Definition of coordinate acceleration

Question

In 4-acceleration,

$$A^\lambda=\frac{dU^\lambda }{d\tau } + \Gamma^\lambda {}_{\mu \nu}U^\mu U^\nu$$

I wonder whether the term $\frac{dU^\lambda}{d\tau}$ (for indexes $\lambda=0,1,2,3$) should be called coordinate acceleration or not. In one answer, John Rennie called it coordinate acceleration and I got confused.

Based on my knowledge, coordinate acceleration of an object is defined as $\boldsymbol{a}=\frac{d^2\boldsymbol{x}}{dt^2}$ where $\boldsymbol{a}$ is spatial part of 4-acceleration $A$, i.e. $\boldsymbol{a}=(A_1, A_2, A_3)$, $\boldsymbol{x}$ is spatial part of 4-position $X$, i.e. $\boldsymbol{x}=(X_1, X_2, X_3)$ (I think positions are recorded by some observer observing the object in some reference frame), and $t$ is time measured probably by the same observer (one who records $\boldsymbol{x}$).

What's the universally agreed definition for coordinate acceleration?

Answer 1

Let's take the example of a freely falling particle near the surface of the earth.

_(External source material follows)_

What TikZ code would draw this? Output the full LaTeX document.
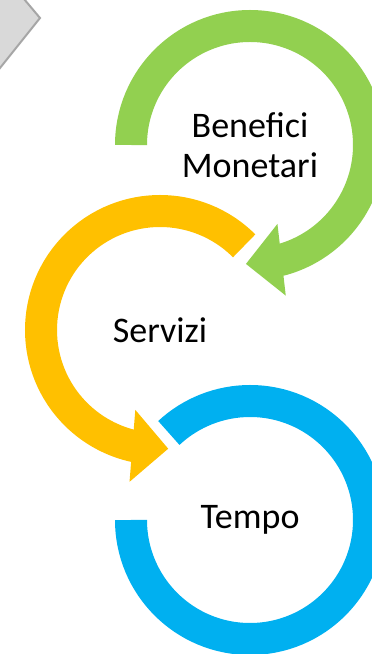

Since such a particle never gets really close to relativistic speeds, we can take $\gamma \approx 1$. This also implies we can take $t\approx \tau$, and so the four velocity of such a free falling particle is: $$ U^\lambda = \gamma(c,\vec{v})\approx(c,-gt\ \hat{z}) $$ Now, let's try to apply this to the equation you wrote for the proper acceleration, $A^\lambda$:

$$A^\lambda=\frac{dU^\lambda }{d\tau } + \Gamma^\lambda {}_{\mu \nu}U^\mu U^\nu$$

Since this particle is in geodesic motion, it experiences no proper acceleration. An accelerometer attached to it will give a reading of $0$. Now since $t\approx\tau$ we also see that $\mathrm{d}U^3/\mathrm{d}\tau\approx -g$. In this approximation the only non vanishing component of the equation is for $\lambda=3$ (the $z$-direction) and it reads:

$$ \Gamma^3 {}_{\mu \nu}U^\mu U^\nu \approx g $$

Now, to come back to the main question, why call $\mathrm{d}U^3/\mathrm{d}\tau$ a coordinate acceleration? Because, as we can see it is not an acceleration that an observer freely falling with the particle's frame measures. Rather, in setting up the problem we have implicitly in fact assumed that the components of $U^\lambda$ will be written with respect to an external coordinate system, of some other observer on the surface of the earth. For example, we made the arbitrary choice that negative $\hat{z}$ will stand for the downward vertical direction.

In fact, both the $U^\lambda$ and the $\Gamma^\lambda{}_{\mu\nu}$ take on coordinate dependent values. Nonetheless the combination of them always produces the proper acceleration vector. The magnitude of this vector is invariant and frame independent. In particular, if it vanishes in one frame, it will vanish in every frame. This is in fact expressed in what is known as the geodesic equation:

$$\frac{dU^\lambda }{d\tau } + \Gamma^\lambda {}_{\mu \nu}U^\mu U^\nu = 0 $$

Which describes inertial motion on a geodesic worldline, in the absence of external forces. The equation holds good regardless of the coordinate system we pick.